[begin INPUT DATA]

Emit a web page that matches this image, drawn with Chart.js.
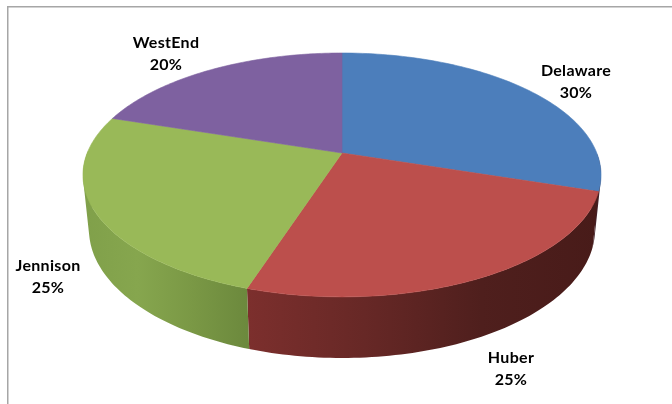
<!DOCTYPE html>
<html>
<head>
<meta charset="utf-8">
<script src="https://cdn.jsdelivr.net/npm/chart.js@4"></script>
<style>
    html, body { margin: 0; padding: 0; background: #fff; }
    canvas { display: block; }
</style>
</head>
<body>
<canvas id="pieChart" width="672" height="404"></canvas>
<script>
var categories = ['Delaware', 'Huber', 'Jennison', 'WestEnd'];
var shares = [30, 25, 25, 20];

var topColors = ['#4c7ebb', '#bc4f4c', '#99b958', '#7e61a0'];
var sideColors = [
    ['#43222a', '#43222a'],
    ['#7c2f2d', '#672826', '#4f1f1d', '#481b19'],
    ['#80a04a', '#86a64e', '#7a9845', '#6c893d'],
    ['#4c3b60', '#4c3b60']
];
var labelSpots = [[576, 71], [511, 358], [48, 266], [166, 43]];

// the tilted disc, in units of the radius the library gives the pie
var tilt = 0.18;
var topDisc = { sx: 2.548, sy: 1.18, drop: 0 };
var baseDisc = { sx: 2.489, sy: 1.243, drop: 53.4 };

function project(arc, disc, angle) {
    var u = Math.cos(angle), v = Math.sin(angle);
    var w = 1 - tilt * v;
    return {
        x: arc.x + disc.sx * arc.outerRadius * u / w,
        y: arc.y + disc.drop + disc.sy * arc.outerRadius * v / w
    };
}

function edge(arc, disc) {
    var pts = [];
    for (var i = 0; i <= 80; i++) {
        pts.push(project(arc, disc, arc.startAngle + (arc.endAngle - arc.startAngle) * i / 80));
    }
    return pts;
}

function tracePoints(ctx, pts, first) {
    pts.forEach(function (p, i) {
        if (i === 0 && first) ctx.moveTo(p.x, p.y);
        else ctx.lineTo(p.x, p.y);
    });
}

function signedArea(pts) {
    var sum = 0;
    pts.forEach(function (p, i) {
        var q = pts[(i + 1) % pts.length];
        sum += p.x * q.y - q.x * p.y;
    });
    return sum;
}

var pie3d = {
    id: 'pie3d',
    beforeDraw: function (chart) {
        var ctx = chart.ctx;
        ctx.save();
        ctx.fillStyle = '#fff';
        ctx.fillRect(0, 0, chart.width, chart.height);
        ctx.fillStyle = '#a6a6a6';
        ctx.fillRect(7, 6, chart.width - 7, 1.5);
        ctx.fillRect(7, 6, 1.5, chart.height - 6);
        ctx.restore();
    },
    beforeDatasetDraw: function (chart, args) {
        var ctx = chart.ctx;
        var arcs = args.meta.data;
        ctx.save();

        // side wall first, the top then covers whatever faces away
        arcs.forEach(function (arc, i) {
            var upper = edge(arc, topDisc);
            var lower = edge(arc, baseDisc);
            var xs = upper.map(function (p) { return p.x; });
            var grad = ctx.createLinearGradient(Math.min.apply(null, xs), 0, Math.max.apply(null, xs), 0);
            sideColors[i].forEach(function (c, k) {
                grad.addColorStop(k / (sideColors[i].length - 1), c);
            });
            ctx.beginPath();
            // the two rims cross near the widest point, so wind every quad the same way
            for (var k = 0; k < upper.length - 1; k++) {
                if (upper[k].y < arc.y) continue;
                var quad = [upper[k], upper[k + 1], lower[k + 1], lower[k]];
                if (signedArea(quad) < 0) quad.reverse();
                tracePoints(ctx, quad, true);
                ctx.closePath();
            }
            ctx.fillStyle = grad;
            ctx.fill();
        });

        arcs.forEach(function (arc, i) {
            ctx.beginPath();
            ctx.moveTo(arc.x, arc.y);
            tracePoints(ctx, edge(arc, topDisc), false);
            ctx.closePath();
            ctx.fillStyle = topColors[i];
            ctx.strokeStyle = topColors[i];
            ctx.lineWidth = 0.6;
            ctx.fill();
            ctx.stroke();
        });

        ctx.restore();
        return false;
    },
    afterDatasetsDraw: function (chart) {
        var ctx = chart.ctx;
        ctx.save();
        ctx.font = 'bold 16px Lato';
        ctx.letterSpacing = '0.3px';
        ctx.fillStyle = '#000';
        ctx.textAlign = 'center';
        ctx.textBaseline = 'middle';
        categories.forEach(function (name, i) {
            ctx.fillText(name, labelSpots[i][0], labelSpots[i][1]);
            ctx.fillText(shares[i] + '%', labelSpots[i][0], labelSpots[i][1] + 22);
        });
        ctx.restore();
    }
};

new Chart(document.getElementById('pieChart'), {
    type: 'pie',
    data: {
        labels: categories,
        datasets: [{ data: shares, backgroundColor: topColors, borderWidth: 0 }]
    },
    options: {
        responsive: false,
        animation: false,
        layout: { padding: { left: 242, right: 230, top: 53, bottom: 151 } },
        plugins: { legend: { display: false }, tooltip: { enabled: false } }
    },
    plugins: [pie3d]
});
</script>
</body>
</html>
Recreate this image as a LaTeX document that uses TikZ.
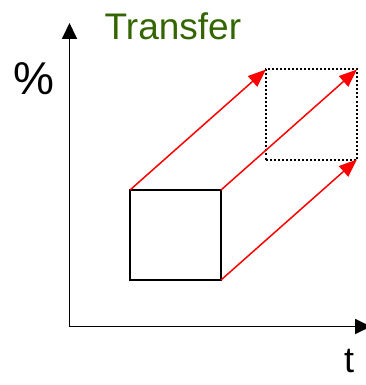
\documentclass[tikz,border=0pt]{standalone}
\usepackage{fontspec}
\setmainfont{Liberation Sans}
\usetikzlibrary{arrows.meta}
\definecolor{tgreen}{RGB}{51,102,0}
\begin{document}
\begin{tikzpicture}[x=1pt,y=-1pt,
  axis/.style={line width=1.8pt,-{Triangle[length=16pt,width=15pt]}},
  redarrow/.style={red,line width=1.5pt,-{Triangle[length=18pt,width=14pt]}},
  solidbox/.style={draw,line width=2pt,minimum width=91pt,minimum height=90pt,inner sep=0pt,outer sep=0pt},
  dotbox/.style={draw,line width=2pt,dotted,minimum width=91pt,minimum height=90pt,inner sep=0pt,outer sep=0pt},
  lbl/.style={inner sep=0pt,anchor=base west}]
\useasboundingbox (0,0) rectangle (366,385);
\coordinate (o) at (69.5,326.5);
\coordinate (ytip) at (69.5,23);
\coordinate (xtip) at (371,326.5);
\draw[axis] (o) -- (ytip);
\draw[axis] (o) -- (xtip);
\node[solidbox] (src) at (175.5,235) {};
\node[dotbox] (dst) at (311.5,114.5) {};
\draw[redarrow] (src.north west) -- (dst.north west);
\draw[redarrow] (src.north east) -- (dst.north east);
\draw[redarrow] (src.south east) -- (dst.south east);
\node[lbl,text=tgreen,font=\fontsize{37}{40}\selectfont] (title) at (104.5,39.5) {Transfer};
\node[lbl,font=\fontsize{46}{50}\selectfont] (pct) at (13,95) {\%};
\node[lbl,font=\fontsize{36}{40}\selectfont] (t) at (344,372) {t};
\end{tikzpicture}
\end{document}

[end INPUT DATA]

- _PROBLEM TO SOLVE_:
Your task is to report how many lines of the material include the string "that". Give the number and no other words.

- _THE RESPONSE_:
2